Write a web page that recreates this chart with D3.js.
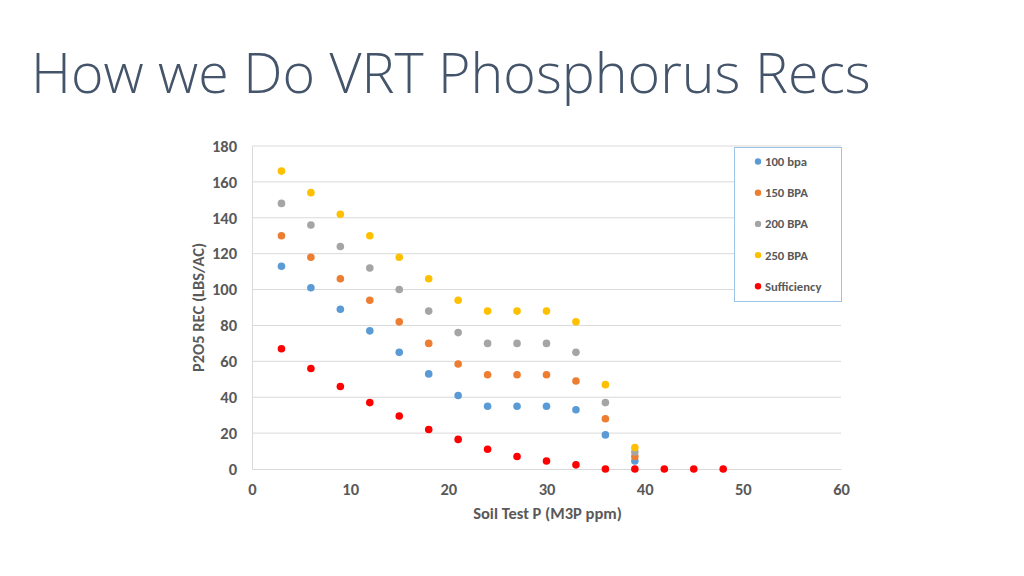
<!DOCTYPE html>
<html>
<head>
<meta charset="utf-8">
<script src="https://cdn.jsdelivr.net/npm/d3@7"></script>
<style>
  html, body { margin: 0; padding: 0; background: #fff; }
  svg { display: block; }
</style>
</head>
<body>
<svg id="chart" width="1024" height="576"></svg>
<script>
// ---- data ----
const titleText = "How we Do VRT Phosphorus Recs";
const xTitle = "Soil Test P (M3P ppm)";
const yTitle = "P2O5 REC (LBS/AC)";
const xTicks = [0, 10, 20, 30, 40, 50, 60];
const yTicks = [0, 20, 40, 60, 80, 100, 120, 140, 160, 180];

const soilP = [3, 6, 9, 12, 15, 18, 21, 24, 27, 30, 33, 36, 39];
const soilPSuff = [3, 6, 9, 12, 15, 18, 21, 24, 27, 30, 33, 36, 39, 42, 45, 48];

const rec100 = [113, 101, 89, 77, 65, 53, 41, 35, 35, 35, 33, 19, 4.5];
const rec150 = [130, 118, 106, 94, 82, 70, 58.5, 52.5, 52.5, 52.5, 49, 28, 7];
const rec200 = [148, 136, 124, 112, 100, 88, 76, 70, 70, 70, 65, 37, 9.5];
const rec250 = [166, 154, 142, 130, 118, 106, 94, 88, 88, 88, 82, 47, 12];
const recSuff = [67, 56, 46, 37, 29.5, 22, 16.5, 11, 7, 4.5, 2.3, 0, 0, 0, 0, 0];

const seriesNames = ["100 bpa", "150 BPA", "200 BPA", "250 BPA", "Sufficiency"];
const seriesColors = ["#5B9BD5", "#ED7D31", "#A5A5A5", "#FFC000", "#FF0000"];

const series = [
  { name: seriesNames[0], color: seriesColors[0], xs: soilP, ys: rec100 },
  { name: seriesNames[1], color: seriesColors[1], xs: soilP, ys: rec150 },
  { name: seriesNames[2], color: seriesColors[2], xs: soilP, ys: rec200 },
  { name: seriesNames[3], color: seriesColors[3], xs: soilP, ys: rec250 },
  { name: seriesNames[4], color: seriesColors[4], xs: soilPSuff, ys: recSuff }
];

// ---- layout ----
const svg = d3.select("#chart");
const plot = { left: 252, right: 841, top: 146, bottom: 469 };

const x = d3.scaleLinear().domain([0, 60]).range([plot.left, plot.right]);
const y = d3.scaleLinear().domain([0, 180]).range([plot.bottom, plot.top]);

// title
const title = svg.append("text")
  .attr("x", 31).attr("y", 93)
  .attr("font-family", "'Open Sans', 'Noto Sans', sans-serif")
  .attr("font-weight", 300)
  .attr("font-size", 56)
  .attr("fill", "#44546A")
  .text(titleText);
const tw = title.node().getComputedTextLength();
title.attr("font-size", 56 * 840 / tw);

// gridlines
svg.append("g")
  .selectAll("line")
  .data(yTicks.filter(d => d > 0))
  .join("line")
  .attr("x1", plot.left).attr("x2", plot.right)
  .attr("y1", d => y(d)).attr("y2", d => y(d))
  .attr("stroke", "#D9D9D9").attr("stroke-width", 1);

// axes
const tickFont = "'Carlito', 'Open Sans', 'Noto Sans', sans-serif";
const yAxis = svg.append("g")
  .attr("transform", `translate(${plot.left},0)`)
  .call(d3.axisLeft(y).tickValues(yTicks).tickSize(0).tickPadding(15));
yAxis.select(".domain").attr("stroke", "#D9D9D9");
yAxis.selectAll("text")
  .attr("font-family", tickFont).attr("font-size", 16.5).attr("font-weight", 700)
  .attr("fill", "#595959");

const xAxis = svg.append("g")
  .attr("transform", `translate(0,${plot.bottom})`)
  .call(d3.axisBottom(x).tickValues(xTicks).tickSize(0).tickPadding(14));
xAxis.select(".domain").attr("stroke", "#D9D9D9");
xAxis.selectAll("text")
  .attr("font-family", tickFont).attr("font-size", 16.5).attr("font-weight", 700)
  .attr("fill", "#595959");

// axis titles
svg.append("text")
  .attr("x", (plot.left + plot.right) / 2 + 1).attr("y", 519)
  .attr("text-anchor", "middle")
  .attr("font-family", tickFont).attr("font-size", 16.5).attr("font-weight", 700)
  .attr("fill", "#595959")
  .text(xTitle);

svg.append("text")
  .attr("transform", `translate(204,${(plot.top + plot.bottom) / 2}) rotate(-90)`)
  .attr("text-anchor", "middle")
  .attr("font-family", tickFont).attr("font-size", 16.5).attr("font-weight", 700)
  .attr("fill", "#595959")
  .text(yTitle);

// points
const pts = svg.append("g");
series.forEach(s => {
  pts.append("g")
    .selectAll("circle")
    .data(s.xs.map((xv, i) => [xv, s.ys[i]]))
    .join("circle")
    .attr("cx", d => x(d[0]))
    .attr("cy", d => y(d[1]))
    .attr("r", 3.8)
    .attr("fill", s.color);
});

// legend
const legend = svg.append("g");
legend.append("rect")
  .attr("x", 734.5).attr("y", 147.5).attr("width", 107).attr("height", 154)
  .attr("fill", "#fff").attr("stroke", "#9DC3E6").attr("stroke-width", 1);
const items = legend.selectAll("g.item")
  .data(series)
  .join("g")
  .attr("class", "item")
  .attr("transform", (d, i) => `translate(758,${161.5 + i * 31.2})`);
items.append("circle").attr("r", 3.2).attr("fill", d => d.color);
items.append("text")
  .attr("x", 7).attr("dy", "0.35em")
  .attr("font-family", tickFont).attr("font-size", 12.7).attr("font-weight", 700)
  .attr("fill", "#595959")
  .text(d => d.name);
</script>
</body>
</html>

-------------------------

Every line of the data above should be quoted exactly. Omit the pictures.

Write a web page that recreates this chart with D3.js.
<!DOCTYPE html>
<html>
<head>
<meta charset="utf-8">
<script src="https://cdn.jsdelivr.net/npm/d3@7"></script>
<style>
  html, body { margin: 0; padding: 0; background: #fff; }
  svg { display: block; }
</style>
</head>
<body>
<svg id="chart" width="1024" height="576"></svg>
<script>
// ---- data ----
const titleText = "How we Do VRT Phosphorus Recs";
const xTitle = "Soil Test P (M3P ppm)";
const yTitle = "P2O5 REC (LBS/AC)";
const xTicks = [0, 10, 20, 30, 40, 50, 60];
const yTicks = [0, 20, 40, 60, 80, 100, 120, 140, 160, 180];

const soilP = [3, 6, 9, 12, 15, 18, 21, 24, 27, 30, 33, 36, 39];
const soilPSuff = [3, 6, 9, 12, 15, 18, 21, 24, 27, 30, 33, 36, 39, 42, 45, 48];

const rec100 = [113, 101, 89, 77, 65, 53, 41, 35, 35, 35, 33, 19, 4.5];
const rec150 = [130, 118, 106, 94, 82, 70, 58.5, 52.5, 52.5, 52.5, 49, 28, 7];
const rec200 = [148, 136, 124, 112, 100, 88, 76, 70, 70, 70, 65, 37, 9.5];
const rec250 = [166, 154, 142, 130, 118, 106, 94, 88, 88, 88, 82, 47, 12];
const recSuff = [67, 56, 46, 37, 29.5, 22, 16.5, 11, 7, 4.5, 2.3, 0, 0, 0, 0, 0];

const seriesNames = ["100 bpa", "150 BPA", "200 BPA", "250 BPA", "Sufficiency"];
const seriesColors = ["#5B9BD5", "#ED7D31", "#A5A5A5", "#FFC000", "#FF0000"];

const series = [
  { name: seriesNames[0], color: seriesColors[0], xs: soilP, ys: rec100 },
  { name: seriesNames[1], color: seriesColors[1], xs: soilP, ys: rec150 },
  { name: seriesNames[2], color: seriesColors[2], xs: soilP, ys: rec200 },
  { name: seriesNames[3], color: seriesColors[3], xs: soilP, ys: rec250 },
  { name: seriesNames[4], color: seriesColors[4], xs: soilPSuff, ys: recSuff }
];

// ---- layout ----
const svg = d3.select("#chart");
const plot = { left: 252, right: 841, top: 146, bottom: 469 };

const x = d3.scaleLinear().domain([0, 60]).range([plot.left, plot.right]);
const y = d3.scaleLinear().domain([0, 180]).range([plot.bottom, plot.top]);

// title
const title = svg.append("text")
  .attr("x", 31).attr("y", 93)
  .attr("font-family", "'Open Sans', 'Noto Sans', sans-serif")
  .attr("font-weight", 300)
  .attr("font-size", 56)
  .attr("fill", "#44546A")
  .text(titleText);
const tw = title.node().getComputedTextLength();
title.attr("font-size", 56 * 840 / tw);

// gridlines
svg.append("g")
  .selectAll("line")
  .data(yTicks.filter(d => d > 0))
  .join("line")
  .attr("x1", plot.left).attr("x2", plot.right)
  .attr("y1", d => y(d)).attr("y2", d => y(d))
  .attr("stroke", "#D9D9D9").attr("stroke-width", 1);

// axes
const tickFont = "'Carlito', 'Open Sans', 'Noto Sans', sans-serif";
const yAxis = svg.append("g")
  .attr("transform", `translate(${plot.left},0)`)
  .call(d3.axisLeft(y).tickValues(yTicks).tickSize(0).tickPadding(15));
yAxis.select(".domain").attr("stroke", "#D9D9D9");
yAxis.selectAll("text")
  .attr("font-family", tickFont).attr("font-size", 16.5).attr("font-weight", 700)
  .attr("fill", "#595959");

const xAxis = svg.append("g")
  .attr("transform", `translate(0,${plot.bottom})`)
  .call(d3.axisBottom(x).tickValues(xTicks).tickSize(0).tickPadding(14));
xAxis.select(".domain").attr("stroke", "#D9D9D9");
xAxis.selectAll("text")
  .attr("font-family", tickFont).attr("font-size", 16.5).attr("font-weight", 700)
  .attr("fill", "#595959");

// axis titles
svg.append("text")
  .attr("x", (plot.left + plot.right) / 2 + 1).attr("y", 519)
  .attr("text-anchor", "middle")
  .attr("font-family", tickFont).attr("font-size", 16.5).attr("font-weight", 700)
  .attr("fill", "#595959")
  .text(xTitle);

svg.append("text")
  .attr("transform", `translate(204,${(plot.top + plot.bottom) / 2}) rotate(-90)`)
  .attr("text-anchor", "middle")
  .attr("font-family", tickFont).attr("font-size", 16.5).attr("font-weight", 700)
  .attr("fill", "#595959")
  .text(yTitle);

// points
const pts = svg.append("g");
series.forEach(s => {
  pts.append("g")
    .selectAll("circle")
    .data(s.xs.map((xv, i) => [xv, s.ys[i]]))
    .join("circle")
    .attr("cx", d => x(d[0]))
    .attr("cy", d => y(d[1]))
    .attr("r", 3.8)
    .attr("fill", s.color);
});

// legend
const legend = svg.append("g");
legend.append("rect")
  .attr("x", 734.5).attr("y", 147.5).attr("width", 107).attr("height", 154)
  .attr("fill", "#fff").attr("stroke", "#9DC3E6").attr("stroke-width", 1);
const items = legend.selectAll("g.item")
  .data(series)
  .join("g")
  .attr("class", "item")
  .attr("transform", (d, i) => `translate(758,${161.5 + i * 31.2})`);
items.append("circle").attr("r", 3.2).attr("fill", d => d.color);
items.append("text")
  .attr("x", 7).attr("dy", "0.35em")
  .attr("font-family", tickFont).attr("font-size", 12.7).attr("font-weight", 700)
  .attr("fill", "#595959")
  .text(d => d.name);
</script>
</body>
</html>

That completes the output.